When I travel around the villages of the New Territories, I see many traditional houses, but most are in an extremely dilapidated condition, and many are being demolished to make way for more modern dwellings. I’m not referring here to the kind of house that I wrote about in Bamboo Garden, which would be more accurately described as a kind of mansion, standing as it does in its own grounds. I’m more interested in what might be considered the Chinese equivalent of the cottages found in a typical English village.
I’ve no idea how old some of these houses are, but they certainly predate the Second World War, and I imagine that in fact they were in existence when Britain signed its 99-year lease on the New Territories with the Qing Dynasty in 1898. In this post, I’m only considering a single village, Muk Wu, which is located close to the border with China and which was, until the beginning of 2016, in the so-called ‘closed area’. This means that, until last year, outsiders like me would not have been allowed anywhere near the place, and because of this relative isolation, there are architectural features here that are much less commonly seen in villages that have been more extensively developed since the 1970s.

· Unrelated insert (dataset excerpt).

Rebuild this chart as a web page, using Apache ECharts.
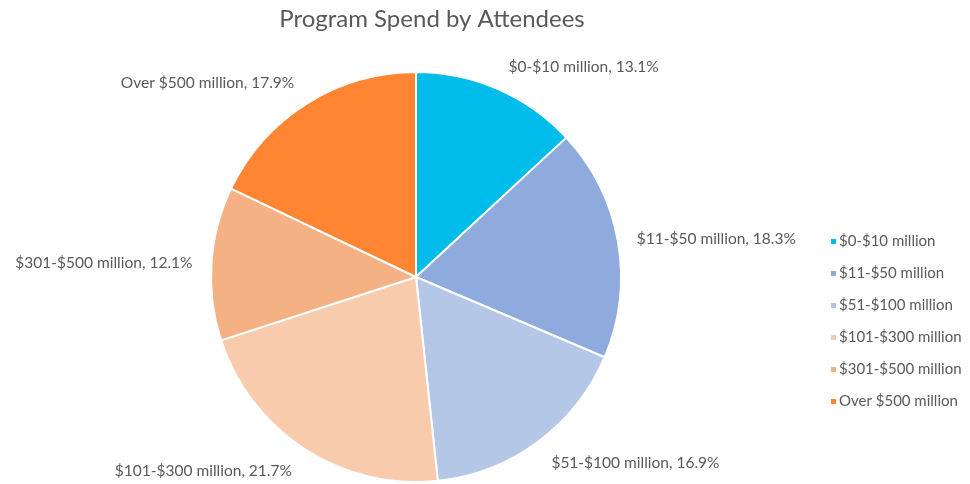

Muk Wu has a kind of gatehouse, which suggests that in the past it had defensive walls to protect its inhabitants against bandits and other ne’er-do-wells. The walls no longer exist, but the houses on each side of the gatehouse are crammed together, and it seems likely that in their construction they incorporated the existing walls. This has certainly happened in many other villages I’ve visited, including Fanling Wai.
I’m not sure of the purpose of the two round holes above the entrance, which may have a fung shui function, but there is a platform inside the gatehouse above the entrance, so I conjecture that they were originally openings through which guns could be fired against attackers once the gate had been closed.

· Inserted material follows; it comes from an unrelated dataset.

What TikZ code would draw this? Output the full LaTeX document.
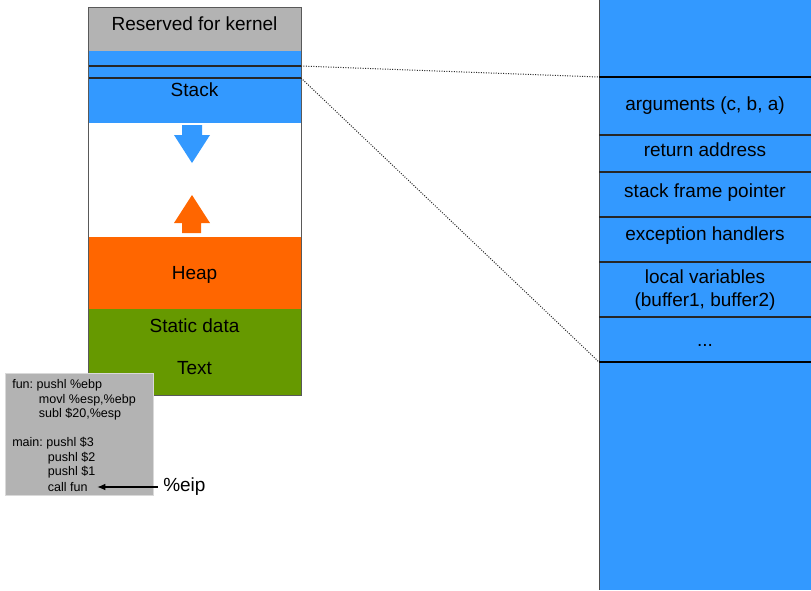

The village has not one but two temples: there is a very modern one at the head of the alleyway straight ahead from the gatehouse (the orange tiles of its roof can be glimpsed in the previous photo), but an older one, located outside the original village, is still in use—and is much more interesting:
The painting under the eaves to the left of the door is particularly notable. It illustrates a famous Chinese poem in which an official (the figure on the left with the winged hat) has had too much to drink and is dancing around with his head lolling to one side. The other two figures are servants, recognizable as such by their hairstyles; the one on the right may also be dancing, and he could well have been surreptitiously at the drink while his master wasn’t paying attention:
Within the village, the central alleyway that leads from the gatehouse to the new temple is much wider than that in Fanling Wai, and the side alleys are also wider. The next few photos are of traditional houses in the transverse alley in front of the temple, starting from the left:
The roof projects a short distance above the doorway in this house, although it would not provide much protection from a tropical downpour. The mouldings would once have been brightly painted, but it is still possible to see the intricacy of the craftsmanship. Note too the diorite door lintel. This would not have been a cheap option. The next two photos are of the mouldings to the left and right, respectively, of the previous photo. I leave the reader to decide what is depicted here.

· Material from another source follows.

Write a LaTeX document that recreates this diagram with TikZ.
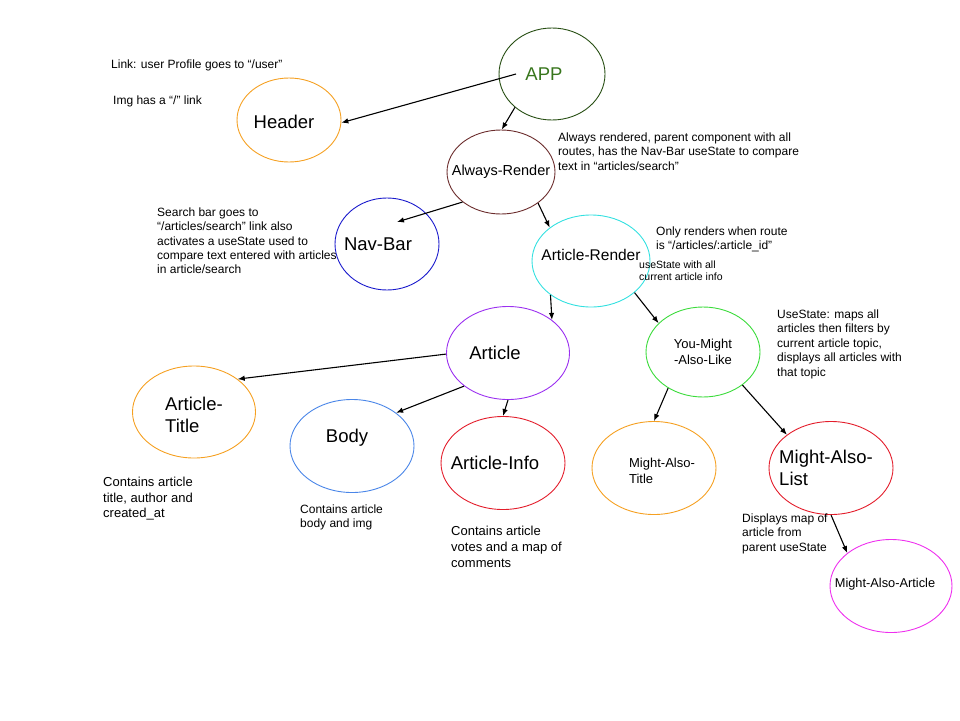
\documentclass[tikz,border=0pt]{standalone}
\usepackage{fontspec}
\setmainfont{Liberation Sans}
\usetikzlibrary{shapes.geometric,arrows.meta,calc}

\definecolor{appline}{HTML}{274E13}
\definecolor{apptext}{HTML}{38761D}
\definecolor{orangeline}{HTML}{F5A021}
\definecolor{brownline}{HTML}{6B2C2C}
\definecolor{navblue}{HTML}{1A1ACC}
\definecolor{cyanline}{HTML}{33E0E0}
\definecolor{purpleline}{HTML}{9B30F0}
\definecolor{greenline}{HTML}{3ADB3A}
\definecolor{bodyblue}{HTML}{4A86E8}
\definecolor{redline}{HTML}{E31D2B}
\definecolor{magentaline}{HTML}{EE2FEE}

\begin{document}
\begin{tikzpicture}[x=1pt,y=-1pt,every node/.style={inner sep=0pt},
comp/.style={ellipse,draw,line width=0.9pt,minimum width=124pt,minimum height=93pt},
big/.style={font=\fontsize{18.5}{22}\selectfont,align=left},
mid/.style={font=\fontsize{14.5}{17}\selectfont,align=center},
small/.style={font=\fontsize{13}{16}\selectfont,align=left},
note/.style={anchor=north west,align=left,font=\fontsize{12}{14.5}\selectfont},
link/.style={-{Latex[length=7pt,width=5.5pt]},line width=1.1pt}]
\useasboundingbox (0,0) rectangle (960,720);

\node (app) at (552,74) [comp,draw=appline,minimum width=106pt,minimum height=92pt,
label={[big,text=apptext,xshift=-8pt]center:APP}] {};
\node (header) at (289,120) [comp,draw=orangeline,minimum width=104pt,minimum height=84pt,
label={[big,xshift=-5pt,yshift=-2pt]center:Header}] {};
\node (always) at (501,172) [comp,draw=brownline,minimum width=108pt,minimum height=84pt,
label={[mid]center:Always-Render}] {};
\node (navbar) at (387,244) [comp,draw=navblue,minimum width=104pt,minimum height=92pt,
label={[big,xshift=-9pt]center:Nav-Bar}] {};
\node (artrender) at (591,261) [comp,draw=cyanline,minimum width=118pt,minimum height=92pt,
label={[big,font=\fontsize{15.5}{18}\selectfont,yshift=6pt]center:Article-Render}] {};
\node (article) at (508,353) [comp,draw=purpleline,minimum width=123pt,
label={[big,xshift=-13pt]center:Article}] {};
\node (youmight) at (703,352) [comp,draw=greenline,minimum width=114pt,minimum height=90pt,
label={[small,align=center]center:You-Might\\-Also-Like}] {};
\node (arttitle) at (194,412) [comp,draw=orangeline,minimum width=123pt,minimum height=92pt,
label={[big,yshift=-3pt]center:Article-\\Title}] {};
\node (body) at (352,446) [comp,draw=bodyblue,
label={[big,xshift=-5pt,yshift=8pt]center:Body}] {};
\node (artinfo) at (503,463) [comp,draw=redline,
label={[big,xshift=-8pt]center:Article-Info}] {};
\node (matitle) at (654,468) [comp,draw=orangeline,
label={[small,xshift=8pt,yshift=-3pt]center:Might-Also-\\Title}] {};
\node (malist) at (831,468) [comp,draw=redline,
label={[big,xshift=-5pt]center:Might-Also-\\List}] {};
\node (maarticle) at (891,586) [comp,draw=magentaline,minimum width=122pt,
label={[small,font=\fontsize{12.8}{15}\selectfont,xshift=-6pt,yshift=2pt]center:Might-Also-Article}] {};

\node (linknote) at (111,60) [note] {Link: user Profile goes to “/user”};
\node (imgnote) at (113,95.5) [note] {Img has a “/” link};
\node (alwaysnote) at (558,132.5) [note] {Always rendered, parent component with all\\routes, has the Nav-Bar useState to compare\\text in “articles/search”};
\node (searchnote) at (157,207.5) [note,font=\fontsize{12}{14.3}\selectfont] {Search bar goes to\\“/articles/search” link also\\activates a useState used to\\compare text entered with articles\\in article/search};
\node (routenote) at (656,226.5) [note] {Only renders when route\\is “/articles/:article\_id”};
\node (statenote) at (639,261) [note,font=\fontsize{10.5}{12}\selectfont] {useState with all\\current article info};
\node (mapsnote) at (777,309.5) [note] {UseState: maps all\\articles then filters by\\current article topic,\\displays all articles with\\that topic};
\node (titlenote) at (103,477) [note,font=\fontsize{13}{15.5}\selectfont] {Contains article\\title, author and\\created\_at};
\node (bodynote) at (300,504.5) [note,font=\fontsize{12}{13.7}\selectfont] {Contains article\\body and img};
\node (infonote) at (451,526) [note,font=\fontsize{13}{16}\selectfont] {Contains article\\votes and a map of\\comments};
\node (listnote) at (742,513.5) [note] {Displays map of\\article from\\parent useState};

\draw[link] ($(app.center)+(-36,0)$) -- (header.357);
\draw[link] (app.222) -- (always.89);
\draw[link] (always.218) -- ($(navbar.center)+(10,-22)$);
\draw[link] (always.320) -- (artrender.141);
\draw[link] (artrender.220) -- (article.37);
\draw[link] (artrender.324) -- (youmight.147);
\draw[link] (article.181) -- (arttitle.37);
\draw[link] (article.217) -- (body.37);
\draw[link] (article.270) -- (artinfo.90);
\draw[link] (youmight.226) -- (matitle.90);
\draw[link] (youmight.320) -- (malist.143);
\draw[link] (malist.270) -- (maarticle.143);
\end{tikzpicture}
\end{document}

Next door to the previous house is a similar building on which the mouldings on each side of the door have already disintegrated, and the section directly above the door is much less intricate than that of its neighbour. The three ‘designs’ in the centre appear, superficially, to be Chinese characters, but they probably aren’t. I certainly can’t provide a translation.
On the opposite side of the temple, there is a large gap where a traditional house has recently been demolished:
This photograph does at least demonstrate one feature of traditional Chinese houses that I haven’t discussed: while the outline of the pitched roof indicates the location of the house’s living quarters, the flat section to its right is part of what would once have been a walled courtyard. The doors in the photos above, which are still in use, provide access only to such courtyards, not directly into the house. Note too the remnants of mouldings on the extreme right of the photo. This is shown in more detail in the next photo:
It is unlikely that this section will last much longer, given that so much vegetation has already established itself here, so I will present the next three photos, which include two more entrances, without further comment:
Did I say ‘without further comment’? I can’t avoid remarking that the moulding on the right of the second photo appears to depict some nightmarish carnivorous plants. Or is that just my fevered imagination?
Finally, I present three photos of a house that you will pass between the gatehouse and the temple. The first is of a moulding on the gable end, the second of a moulding on the side wall of the courtyard, and the third of the craftwork directly above the entrance to the courtyard. The writing visible in the second and third photos is in an archaic script that most Chinese cannot read.